Task description: Say only how many lines contain the word "that".

Provided information:
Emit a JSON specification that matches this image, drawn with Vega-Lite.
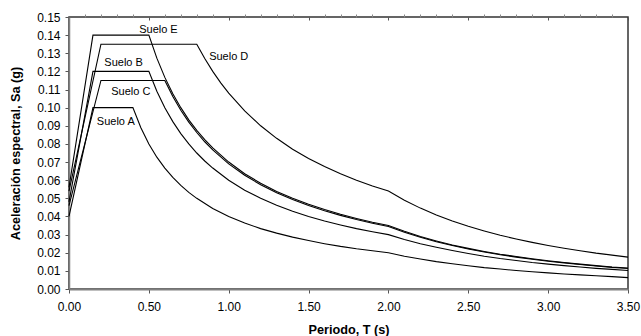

---

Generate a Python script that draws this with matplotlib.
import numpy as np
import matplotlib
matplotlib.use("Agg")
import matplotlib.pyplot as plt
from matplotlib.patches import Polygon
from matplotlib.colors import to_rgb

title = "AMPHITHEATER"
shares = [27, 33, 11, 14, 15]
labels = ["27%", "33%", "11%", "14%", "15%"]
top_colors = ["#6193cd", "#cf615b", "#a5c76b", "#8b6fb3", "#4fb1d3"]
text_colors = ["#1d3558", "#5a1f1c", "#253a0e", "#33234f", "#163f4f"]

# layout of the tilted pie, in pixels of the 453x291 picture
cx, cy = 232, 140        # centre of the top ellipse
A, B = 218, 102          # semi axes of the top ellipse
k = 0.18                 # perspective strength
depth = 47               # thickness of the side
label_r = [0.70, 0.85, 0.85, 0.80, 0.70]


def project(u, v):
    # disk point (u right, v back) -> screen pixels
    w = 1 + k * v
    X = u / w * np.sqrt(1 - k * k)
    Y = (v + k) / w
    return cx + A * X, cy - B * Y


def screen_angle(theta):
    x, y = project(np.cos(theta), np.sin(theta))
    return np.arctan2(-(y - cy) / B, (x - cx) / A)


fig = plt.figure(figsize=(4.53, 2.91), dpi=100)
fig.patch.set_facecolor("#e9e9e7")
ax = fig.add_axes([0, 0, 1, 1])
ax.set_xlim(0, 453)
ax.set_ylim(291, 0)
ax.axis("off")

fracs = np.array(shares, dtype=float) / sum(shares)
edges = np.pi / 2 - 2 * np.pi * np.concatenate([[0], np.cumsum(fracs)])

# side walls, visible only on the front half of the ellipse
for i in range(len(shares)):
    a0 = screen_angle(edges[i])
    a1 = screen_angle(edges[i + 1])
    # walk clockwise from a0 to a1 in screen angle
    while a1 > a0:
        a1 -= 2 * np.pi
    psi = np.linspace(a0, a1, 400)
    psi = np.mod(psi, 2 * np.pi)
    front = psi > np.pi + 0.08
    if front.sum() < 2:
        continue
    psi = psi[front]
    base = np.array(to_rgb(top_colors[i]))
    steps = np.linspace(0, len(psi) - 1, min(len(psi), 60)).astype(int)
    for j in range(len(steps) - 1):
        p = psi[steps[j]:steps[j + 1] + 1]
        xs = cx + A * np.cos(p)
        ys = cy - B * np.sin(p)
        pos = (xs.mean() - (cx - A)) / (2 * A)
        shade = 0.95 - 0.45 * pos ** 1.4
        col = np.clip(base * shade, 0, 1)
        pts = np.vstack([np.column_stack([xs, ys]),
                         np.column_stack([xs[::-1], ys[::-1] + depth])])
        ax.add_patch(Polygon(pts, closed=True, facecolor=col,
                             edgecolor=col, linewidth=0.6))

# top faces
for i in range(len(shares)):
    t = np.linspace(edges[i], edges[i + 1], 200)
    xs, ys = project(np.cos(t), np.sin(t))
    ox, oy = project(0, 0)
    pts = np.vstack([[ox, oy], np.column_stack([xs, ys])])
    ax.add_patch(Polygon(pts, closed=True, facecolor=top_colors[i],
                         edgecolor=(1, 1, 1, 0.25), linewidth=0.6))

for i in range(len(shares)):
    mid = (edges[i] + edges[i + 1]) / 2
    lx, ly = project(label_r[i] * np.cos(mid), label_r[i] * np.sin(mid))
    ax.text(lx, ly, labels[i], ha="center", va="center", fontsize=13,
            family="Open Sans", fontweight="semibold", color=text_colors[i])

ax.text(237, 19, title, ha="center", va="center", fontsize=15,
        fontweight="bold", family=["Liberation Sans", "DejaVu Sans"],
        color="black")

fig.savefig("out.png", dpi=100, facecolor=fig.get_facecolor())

Task output: 2